Enter Adam Wingard, director of films like You’re Next (a modern slasher favorite of mine), The Guest (one of my favorite films of 2014), and Blair Witch in 2016 (no comment). So obviously, I don’t have a problem with Adam Wingard at all, I think he’s an interesting director. After hearing that Shane Black was being rumored to direct this new adaption of Death Note, I was very excited to hear that Adam Wingard ended up being chosen. The movie was passed around from studios and Wingard stated that either they wouldn’t give him enough money for the project or they wanted to make it PG-13. And knowing good ol’ Adam, he wouldn’t stand for that.

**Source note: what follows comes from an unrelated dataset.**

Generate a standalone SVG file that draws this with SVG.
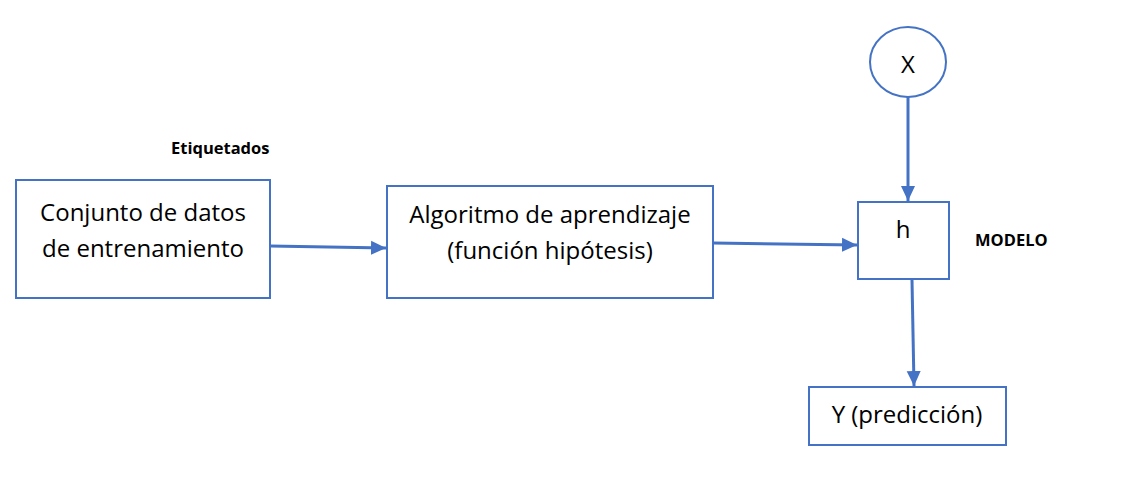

So what went wrong? Why didn’t I like this movie, even though on paper this seems like a win-win for me? A brilliant anime and one of Hollywood’s most interesting horror director’s working side by side? Well you know when you have two foods you love, like peanut butter and scrambled eggs, and then you put them together and they taste god-awful together? That is what we have here.  Trust me, PB and Scrambled Eggs is not worth it. Take my word for it. Besides that point, the scrambled eggs in this analogy is Death Note, and the peanut butter spread all over it is the 80’s style and aesthetic. Peanut butter and scrambled eggs are equally fantastic separately, but they don't belong in the same bite, or at least it didn’t in that particular time I cooked them together.

Why Was This Film Made Anyway?

Even though some people view this film as an easy cash grab, which it totally might be, it seems more like a failed vision. Almost as if Wingard or anyone else involved wanted to mix their peanut butter and scrambled eggs, two ideas that would make great films on their own, but just do not mix at all. Netflix’s Death Note mixes the 80’s teen movies tropes, heavily influenced by the dark comedy of the 1989 cult hit Heathers, as well as a synth style score reminiscent to Netflix’s Stranger Things or Wingard’s own film earlier The Guest, mixed with his own take on the Death Note story.

I have to admit, I appreciate Wingard for making a remake that is almost unrecognizable to the source material. That’s pretty ballsy. If it was done well, I would applaud it. But alas, instead we get a film that both alienates its core fanbase as well as newcomers and critics alike. The film adds in new characters, takes even more characters out and has a completely different story. The only real similarities is that there is a Death Note and some of the characters have the same names, that is pretty crazy to do for a beloved franchise. Don’t get me wrong though, it’s still no bueno.

So You Hated It?

No, not at all. Hate is a strong word, compadre. I don’t hate this Death Note film at all. If you are a hardcore fan of Death Note, yeah you might hate it, it’s a dumbed down simplified version of a expertly written crime noir/thriller. Even without prior knowledge of the source material, it’s still not a good movie. It’s paced awkwardly, the characters have weak motivations, the gore is like a Final Destination movie, and the music sticks out like a sore thumb.

The weakest part of the film by far is Nat Wolff, who plays Light in the film, he overreacts almost to a Nicholas Cage level and has a face that you just really want to punch. I was astonished that he was picked to play this role, some of his reaction shots are so laughably bad I am beyond astonished that they decided those were the best takes. Sure Willem Defoe is good in this, he is always a badass, if you disagree watch Spider-Man 2, but unfortunately even he couldn’t save this movie. Keith Stanfield, who you may recognize from Straight Outta Compton or Get Out, plays the role of L, and he is actually pretty good in the role, he definitely did the best he could with a horribly underwritten character and a lazy script with lazy dialogue. The rest of the supporting cast is fine, not memorable at all.

So, if you have already seen Heathers, you’ve already seen a better version of this movie. If you are curious about this new Netflix atrocity, and haven’t seen Heathers or the original Death Note, go watch these instead (both on Netflix too!) and save yourself the brainpower. The movie really isn't the worst, it’s just not particularly good. Go enjoy the peanut butter and scrambled eggs separately in their own meals, and turn the other way when Netflix tries to offer you them in a combo meal.